*** Data segment ***
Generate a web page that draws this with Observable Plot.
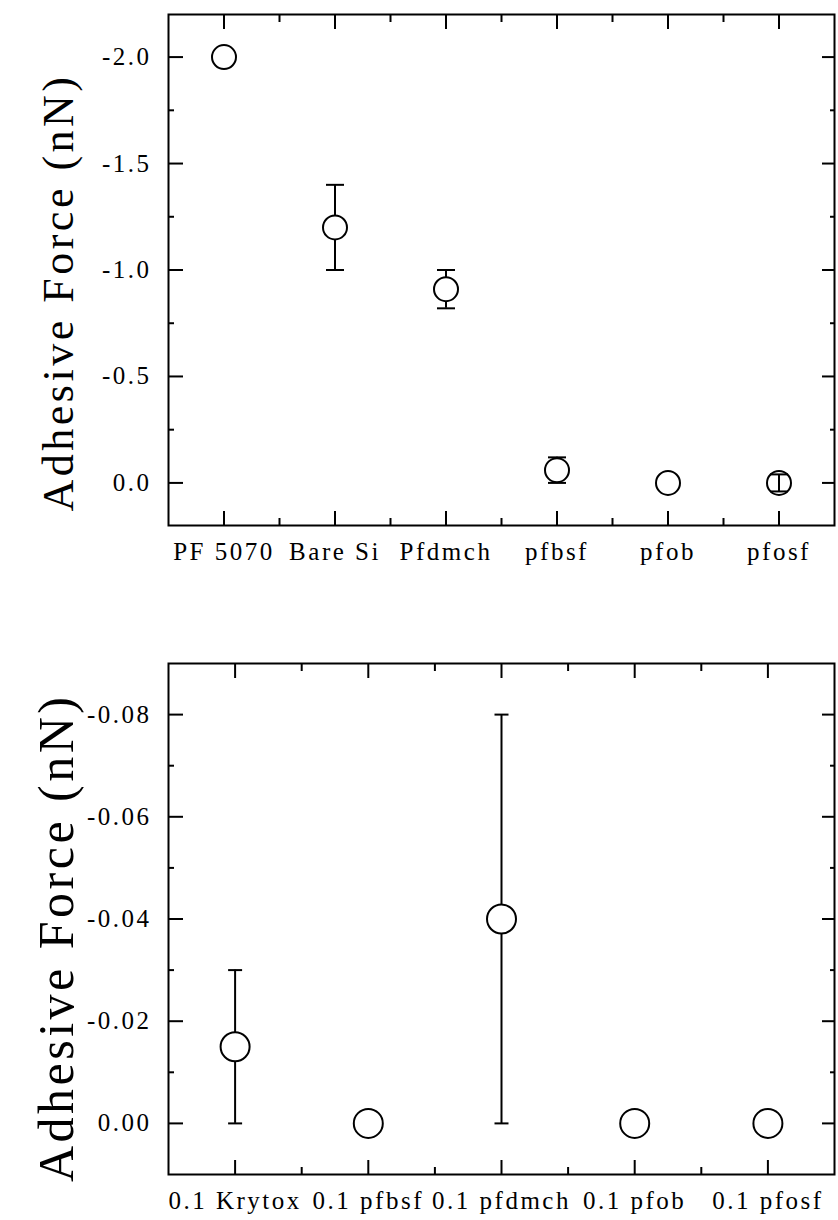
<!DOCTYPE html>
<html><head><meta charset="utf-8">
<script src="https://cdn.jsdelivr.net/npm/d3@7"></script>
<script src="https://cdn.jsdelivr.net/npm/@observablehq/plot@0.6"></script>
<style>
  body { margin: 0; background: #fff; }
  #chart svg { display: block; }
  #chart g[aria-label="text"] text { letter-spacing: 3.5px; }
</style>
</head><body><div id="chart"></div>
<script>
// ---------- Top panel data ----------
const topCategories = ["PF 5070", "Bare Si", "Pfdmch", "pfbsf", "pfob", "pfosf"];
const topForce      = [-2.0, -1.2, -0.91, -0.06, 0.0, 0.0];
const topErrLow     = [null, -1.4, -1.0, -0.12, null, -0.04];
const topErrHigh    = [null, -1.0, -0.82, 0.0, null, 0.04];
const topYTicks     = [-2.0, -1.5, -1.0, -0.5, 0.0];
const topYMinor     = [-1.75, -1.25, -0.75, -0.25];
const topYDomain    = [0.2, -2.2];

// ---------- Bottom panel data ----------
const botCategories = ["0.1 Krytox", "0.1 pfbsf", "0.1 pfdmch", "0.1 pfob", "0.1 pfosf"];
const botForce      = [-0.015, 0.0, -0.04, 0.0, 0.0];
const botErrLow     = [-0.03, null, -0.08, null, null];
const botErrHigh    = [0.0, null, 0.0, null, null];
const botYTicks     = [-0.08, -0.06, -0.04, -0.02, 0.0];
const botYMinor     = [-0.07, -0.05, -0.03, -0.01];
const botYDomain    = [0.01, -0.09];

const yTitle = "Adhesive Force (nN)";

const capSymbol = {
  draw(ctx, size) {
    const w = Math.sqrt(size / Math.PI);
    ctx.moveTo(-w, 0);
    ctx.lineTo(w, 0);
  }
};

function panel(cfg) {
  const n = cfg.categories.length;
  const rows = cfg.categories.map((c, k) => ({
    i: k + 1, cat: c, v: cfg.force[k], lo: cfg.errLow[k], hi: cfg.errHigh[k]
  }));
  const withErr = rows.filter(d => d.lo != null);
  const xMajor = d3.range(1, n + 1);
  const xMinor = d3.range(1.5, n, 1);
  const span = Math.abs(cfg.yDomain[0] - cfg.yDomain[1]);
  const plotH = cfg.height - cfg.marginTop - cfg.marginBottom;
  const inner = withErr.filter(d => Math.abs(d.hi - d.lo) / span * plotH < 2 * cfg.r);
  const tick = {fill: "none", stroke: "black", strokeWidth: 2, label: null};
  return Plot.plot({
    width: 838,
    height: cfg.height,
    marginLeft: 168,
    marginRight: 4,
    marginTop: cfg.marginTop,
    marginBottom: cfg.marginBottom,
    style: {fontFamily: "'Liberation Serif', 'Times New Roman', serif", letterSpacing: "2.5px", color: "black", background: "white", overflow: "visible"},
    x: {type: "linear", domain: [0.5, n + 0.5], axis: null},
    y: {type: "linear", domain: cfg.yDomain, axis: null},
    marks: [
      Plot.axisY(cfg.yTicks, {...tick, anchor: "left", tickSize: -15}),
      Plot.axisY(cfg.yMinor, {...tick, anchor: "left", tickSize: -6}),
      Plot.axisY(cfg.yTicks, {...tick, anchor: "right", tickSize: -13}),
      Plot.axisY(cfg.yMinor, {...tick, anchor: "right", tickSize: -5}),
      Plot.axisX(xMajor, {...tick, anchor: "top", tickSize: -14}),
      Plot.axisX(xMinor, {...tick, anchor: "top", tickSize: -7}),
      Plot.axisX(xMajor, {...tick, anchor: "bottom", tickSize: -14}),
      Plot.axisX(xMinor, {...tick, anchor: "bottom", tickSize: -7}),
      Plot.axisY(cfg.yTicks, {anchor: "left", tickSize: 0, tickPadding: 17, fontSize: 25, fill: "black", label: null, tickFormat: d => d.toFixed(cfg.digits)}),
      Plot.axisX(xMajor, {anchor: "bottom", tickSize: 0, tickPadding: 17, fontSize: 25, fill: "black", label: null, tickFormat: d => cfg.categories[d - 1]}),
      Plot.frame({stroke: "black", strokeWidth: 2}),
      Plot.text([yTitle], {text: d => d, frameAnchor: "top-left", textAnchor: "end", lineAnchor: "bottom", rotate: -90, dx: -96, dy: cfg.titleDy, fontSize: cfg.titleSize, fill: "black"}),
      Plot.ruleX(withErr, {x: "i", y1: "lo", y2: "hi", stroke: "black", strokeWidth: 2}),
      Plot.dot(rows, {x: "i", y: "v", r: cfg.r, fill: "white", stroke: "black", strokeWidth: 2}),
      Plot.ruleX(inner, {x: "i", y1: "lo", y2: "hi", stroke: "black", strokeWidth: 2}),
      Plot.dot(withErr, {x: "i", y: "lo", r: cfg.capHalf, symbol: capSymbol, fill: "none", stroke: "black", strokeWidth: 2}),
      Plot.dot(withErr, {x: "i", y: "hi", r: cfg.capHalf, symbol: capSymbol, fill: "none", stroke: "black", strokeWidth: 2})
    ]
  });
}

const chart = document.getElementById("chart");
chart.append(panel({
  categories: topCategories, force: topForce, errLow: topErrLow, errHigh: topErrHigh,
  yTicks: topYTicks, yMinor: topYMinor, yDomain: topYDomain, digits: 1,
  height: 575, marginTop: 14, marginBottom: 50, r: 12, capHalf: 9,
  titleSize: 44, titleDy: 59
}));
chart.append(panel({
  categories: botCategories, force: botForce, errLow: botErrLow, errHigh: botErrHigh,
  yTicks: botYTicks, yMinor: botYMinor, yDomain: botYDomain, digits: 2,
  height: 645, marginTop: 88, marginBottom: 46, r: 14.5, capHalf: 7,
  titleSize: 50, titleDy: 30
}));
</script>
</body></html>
***
# Work to complete
Copy out every line of the material above exactly, skipping the pictures.

# The solution
Generate a web page that draws this with Observable Plot.
<!DOCTYPE html>
<html><head><meta charset="utf-8">
<script src="https://cdn.jsdelivr.net/npm/d3@7"></script>
<script src="https://cdn.jsdelivr.net/npm/@observablehq/plot@0.6"></script>
<style>
  body { margin: 0; background: #fff; }
  #chart svg { display: block; }
  #chart g[aria-label="text"] text { letter-spacing: 3.5px; }
</style>
</head><body><div id="chart"></div>
<script>
// ---------- Top panel data ----------
const topCategories = ["PF 5070", "Bare Si", "Pfdmch", "pfbsf", "pfob", "pfosf"];
const topForce      = [-2.0, -1.2, -0.91, -0.06, 0.0, 0.0];
const topErrLow     = [null, -1.4, -1.0, -0.12, null, -0.04];
const topErrHigh    = [null, -1.0, -0.82, 0.0, null, 0.04];
const topYTicks     = [-2.0, -1.5, -1.0, -0.5, 0.0];
const topYMinor     = [-1.75, -1.25, -0.75, -0.25];
const topYDomain    = [0.2, -2.2];

// ---------- Bottom panel data ----------
const botCategories = ["0.1 Krytox", "0.1 pfbsf", "0.1 pfdmch", "0.1 pfob", "0.1 pfosf"];
const botForce      = [-0.015, 0.0, -0.04, 0.0, 0.0];
const botErrLow     = [-0.03, null, -0.08, null, null];
const botErrHigh    = [0.0, null, 0.0, null, null];
const botYTicks     = [-0.08, -0.06, -0.04, -0.02, 0.0];
const botYMinor     = [-0.07, -0.05, -0.03, -0.01];
const botYDomain    = [0.01, -0.09];

const yTitle = "Adhesive Force (nN)";

const capSymbol = {
  draw(ctx, size) {
    const w = Math.sqrt(size / Math.PI);
    ctx.moveTo(-w, 0);
    ctx.lineTo(w, 0);
  }
};

function panel(cfg) {
  const n = cfg.categories.length;
  const rows = cfg.categories.map((c, k) => ({
    i: k + 1, cat: c, v: cfg.force[k], lo: cfg.errLow[k], hi: cfg.errHigh[k]
  }));
  const withErr = rows.filter(d => d.lo != null);
  const xMajor = d3.range(1, n + 1);
  const xMinor = d3.range(1.5, n, 1);
  const span = Math.abs(cfg.yDomain[0] - cfg.yDomain[1]);
  const plotH = cfg.height - cfg.marginTop - cfg.marginBottom;
  const inner = withErr.filter(d => Math.abs(d.hi - d.lo) / span * plotH < 2 * cfg.r);
  const tick = {fill: "none", stroke: "black", strokeWidth: 2, label: null};
  return Plot.plot({
    width: 838,
    height: cfg.height,
    marginLeft: 168,
    marginRight: 4,
    marginTop: cfg.marginTop,
    marginBottom: cfg.marginBottom,
    style: {fontFamily: "'Liberation Serif', 'Times New Roman', serif", letterSpacing: "2.5px", color: "black", background: "white", overflow: "visible"},
    x: {type: "linear", domain: [0.5, n + 0.5], axis: null},
    y: {type: "linear", domain: cfg.yDomain, axis: null},
    marks: [
      Plot.axisY(cfg.yTicks, {...tick, anchor: "left", tickSize: -15}),
      Plot.axisY(cfg.yMinor, {...tick, anchor: "left", tickSize: -6}),
      Plot.axisY(cfg.yTicks, {...tick, anchor: "right", tickSize: -13}),
      Plot.axisY(cfg.yMinor, {...tick, anchor: "right", tickSize: -5}),
      Plot.axisX(xMajor, {...tick, anchor: "top", tickSize: -14}),
      Plot.axisX(xMinor, {...tick, anchor: "top", tickSize: -7}),
      Plot.axisX(xMajor, {...tick, anchor: "bottom", tickSize: -14}),
      Plot.axisX(xMinor, {...tick, anchor: "bottom", tickSize: -7}),
      Plot.axisY(cfg.yTicks, {anchor: "left", tickSize: 0, tickPadding: 17, fontSize: 25, fill: "black", label: null, tickFormat: d => d.toFixed(cfg.digits)}),
      Plot.axisX(xMajor, {anchor: "bottom", tickSize: 0, tickPadding: 17, fontSize: 25, fill: "black", label: null, tickFormat: d => cfg.categories[d - 1]}),
      Plot.frame({stroke: "black", strokeWidth: 2}),
      Plot.text([yTitle], {text: d => d, frameAnchor: "top-left", textAnchor: "end", lineAnchor: "bottom", rotate: -90, dx: -96, dy: cfg.titleDy, fontSize: cfg.titleSize, fill: "black"}),
      Plot.ruleX(withErr, {x: "i", y1: "lo", y2: "hi", stroke: "black", strokeWidth: 2}),
      Plot.dot(rows, {x: "i", y: "v", r: cfg.r, fill: "white", stroke: "black", strokeWidth: 2}),
      Plot.ruleX(inner, {x: "i", y1: "lo", y2: "hi", stroke: "black", strokeWidth: 2}),
      Plot.dot(withErr, {x: "i", y: "lo", r: cfg.capHalf, symbol: capSymbol, fill: "none", stroke: "black", strokeWidth: 2}),
      Plot.dot(withErr, {x: "i", y: "hi", r: cfg.capHalf, symbol: capSymbol, fill: "none", stroke: "black", strokeWidth: 2})
    ]
  });
}

const chart = document.getElementById("chart");
chart.append(panel({
  categories: topCategories, force: topForce, errLow: topErrLow, errHigh: topErrHigh,
  yTicks: topYTicks, yMinor: topYMinor, yDomain: topYDomain, digits: 1,
  height: 575, marginTop: 14, marginBottom: 50, r: 12, capHalf: 9,
  titleSize: 44, titleDy: 59
}));
chart.append(panel({
  categories: botCategories, force: botForce, errLow: botErrLow, errHigh: botErrHigh,
  yTicks: botYTicks, yMinor: botYMinor, yDomain: botYDomain, digits: 2,
  height: 645, marginTop: 88, marginBottom: 46, r: 14.5, capHalf: 7,
  titleSize: 50, titleDy: 30
}));
</script>
</body></html>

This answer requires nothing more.